Monday, January 7, 2013

Infertility: fact or fiction

Infertility (noun): not fertile; especially: incapable of or unsuccessful in achieving pregnancy over a considerable period of time (as a year) in spite of determined attempts by heterosexual intercourse without contraception.

Ok, infertility… hmm, that’s a lot to wrap my head around. I mean, Brandon and I have not been trying for a year.  I mean yes, I stopped taking birth control in December 2011 but at that point it was just a matter of, “let’s stop trying not to get pregnant” and we really didn’t start talking about trying until March and we didn’t really start using ovulation predictor kits until… You know what, it doesn’t matter, based on that definition, I am not infertile.  Yep – that’s what I can keep telling myself or I can own this, whatever this is, and take steps towards making more people, especially the people close to us, more comfortable with this (seemingly) taboo topic. Obviously, I am choosing the latter.  You weren't sure?  Did you not see my post about the HSG?  Seriously - you better read it.  I'll wait. 

The reality is that one in six couples will experience some degree of infertility.  In order to really understand what was going on with the whole elevated prolactin level thing, Brandon and I sat down with one of the physicians I work for at Shady Grove Fertility, Dr. Michael Levy.  Turns out, we’re totally not infertile because we were able to conceive.  Brandon and I experienced something that I hope no other couple ever has to go through.  In the spring of 2012, I was 10 days late, I had taken probably 10 pregnancy tests, all positive, I had planned out the perfect way to tell my wonderful husband that it was a good thing we bought that house because our little family was growing, and then it happened. I started cramping and I spiked a fever. I had some spotting and then (to keep it more G-rated) I got my period. (I know – that’s a little TMI, but not so bad about the HSG post, so deal with it).  I never got to tell my husband that I was pregnant.  How do you tell someone you miscarried when you didn’t even get the chance to tell them you were pregnant in the first place?  You don’t.  At least, I didn’t.  I bottled it up and I kept it in and I mourned it by myself.  It took me over a month to finally talk to my husband, my wonderful, caring, undeniably supportive husband, about what had happened.  He had noticed a change in me, but didn’t bring it up, just walked on egg-shells to avoid a fight and that's no way to live.  Opening up about my miscarriage is the best thing I have ever done.  It has made the experience easier to deal with.  I am extremely blessed to have the support system I have.

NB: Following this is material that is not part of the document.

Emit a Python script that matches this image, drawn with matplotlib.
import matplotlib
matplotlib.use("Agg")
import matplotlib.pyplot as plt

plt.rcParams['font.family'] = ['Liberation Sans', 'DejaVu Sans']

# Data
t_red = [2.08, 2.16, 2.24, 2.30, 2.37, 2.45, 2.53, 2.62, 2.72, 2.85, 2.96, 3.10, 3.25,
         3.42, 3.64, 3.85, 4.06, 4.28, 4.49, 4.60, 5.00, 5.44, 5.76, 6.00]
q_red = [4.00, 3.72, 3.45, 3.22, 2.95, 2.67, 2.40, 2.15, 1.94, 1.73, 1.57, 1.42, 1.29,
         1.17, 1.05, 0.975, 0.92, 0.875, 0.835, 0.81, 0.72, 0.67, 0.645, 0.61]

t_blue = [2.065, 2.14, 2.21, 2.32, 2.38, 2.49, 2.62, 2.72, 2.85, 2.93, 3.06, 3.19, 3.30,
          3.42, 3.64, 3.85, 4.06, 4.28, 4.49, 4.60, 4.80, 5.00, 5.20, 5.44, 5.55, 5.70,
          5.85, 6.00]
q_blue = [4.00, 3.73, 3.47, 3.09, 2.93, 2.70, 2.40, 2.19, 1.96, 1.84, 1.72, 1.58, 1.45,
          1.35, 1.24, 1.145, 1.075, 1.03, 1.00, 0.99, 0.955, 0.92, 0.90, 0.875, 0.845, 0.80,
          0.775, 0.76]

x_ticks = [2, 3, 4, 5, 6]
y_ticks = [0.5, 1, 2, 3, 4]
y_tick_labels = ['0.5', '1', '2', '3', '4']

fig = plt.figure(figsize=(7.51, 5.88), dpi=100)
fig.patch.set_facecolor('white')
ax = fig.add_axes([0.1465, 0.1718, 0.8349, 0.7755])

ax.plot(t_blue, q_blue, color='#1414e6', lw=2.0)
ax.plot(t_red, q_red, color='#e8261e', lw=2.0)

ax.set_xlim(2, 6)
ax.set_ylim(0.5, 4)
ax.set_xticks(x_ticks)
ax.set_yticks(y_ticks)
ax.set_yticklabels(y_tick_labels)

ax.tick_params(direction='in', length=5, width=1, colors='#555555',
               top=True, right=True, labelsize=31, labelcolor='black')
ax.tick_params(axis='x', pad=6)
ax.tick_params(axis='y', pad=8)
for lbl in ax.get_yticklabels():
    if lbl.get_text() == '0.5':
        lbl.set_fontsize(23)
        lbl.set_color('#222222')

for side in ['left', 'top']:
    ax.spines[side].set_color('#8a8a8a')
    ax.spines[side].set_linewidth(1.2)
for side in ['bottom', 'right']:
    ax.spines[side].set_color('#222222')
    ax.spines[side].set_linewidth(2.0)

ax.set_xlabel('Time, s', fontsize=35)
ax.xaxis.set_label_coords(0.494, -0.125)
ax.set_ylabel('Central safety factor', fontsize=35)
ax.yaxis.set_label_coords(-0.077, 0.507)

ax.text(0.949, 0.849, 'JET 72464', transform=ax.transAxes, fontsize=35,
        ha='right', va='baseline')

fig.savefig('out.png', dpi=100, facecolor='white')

Now enough with the sad stories and the mushy gushy – I decided to educate, and that’s what I plan to do.  When I had originally approached Dr. Levy with my day three blood results, he told he that he didn’t want to piecemeal my treatment together.  He wanted to do a full prescreening work-up and do things the right way.  He wasn’t going to half-ass my care.  Gotta love him.  I explained the situation to Brandon and got him on board which was easier said than done.  Going to see a fertility specialist is a lot to take in.  I mean, we all know that fertility treatment isn't cheap and there are insurance plans that don't cover infertility treatment at all (thankfully, we don't have that kind of insurance). Before Brandon and I sat down with Dr. Levy, Brandon was convinced that Dr. Levy was going to immediately suggest the most expensive, most intense treatment options and that we were going to have to take out a second mortgage on the house in order to afford treatment and get a baby.  Honestly, I don’t think Brandon knew what to expect, but I think he found himself pleasantly surprised. 

Before we met with Dr. Levy I had done my day three blood work and I have great numbers (minus that whole prolactin drama), I had done the MRI of my brain (with and without contrast) and my brain looks great (we can't 100% rule out any prolactinomas, but we can say that I do not have worrisome prolactinomas), and I had done the HSG and Dr. O’Brien told me that I have a “beautiful uterus” – how’s that for a compliment you don’t hear every day!  Dr. Levy reviewed these results with us and said that he did not want to do invasive treatment.  He did not want to take drastic measures.  Dr. Levy is a "less is more" kind of guy.  He did say though, that he wanted to do an ultrasound the day after our visit with him to make sure things looked good and he wanted Brandon to do a semen analysis to make sure things looked good there too. So the plan was:  we get my prolactin levels under control and look at timed intercourse and, if needed, intrauterine insemination (IUI).  Don't worry, I'll explain IUI later; after all, I am a teacher these days...  

So let’s recap, shall we?  I work for the leading fertility center in the entire country and I work as the clinical assistant for one of the founding physicians of said fertility center and one of the most wonderful and talented female physicians of that practice.  I mean, I am literally working for the best of the best in the field.  I can totally own this (whatever this is) and know that I am in the most capable hands in the country.  

Dang, this whole infertility/non-infertility/elevated prolactin drama thing was easier to digest than I had thought it would be.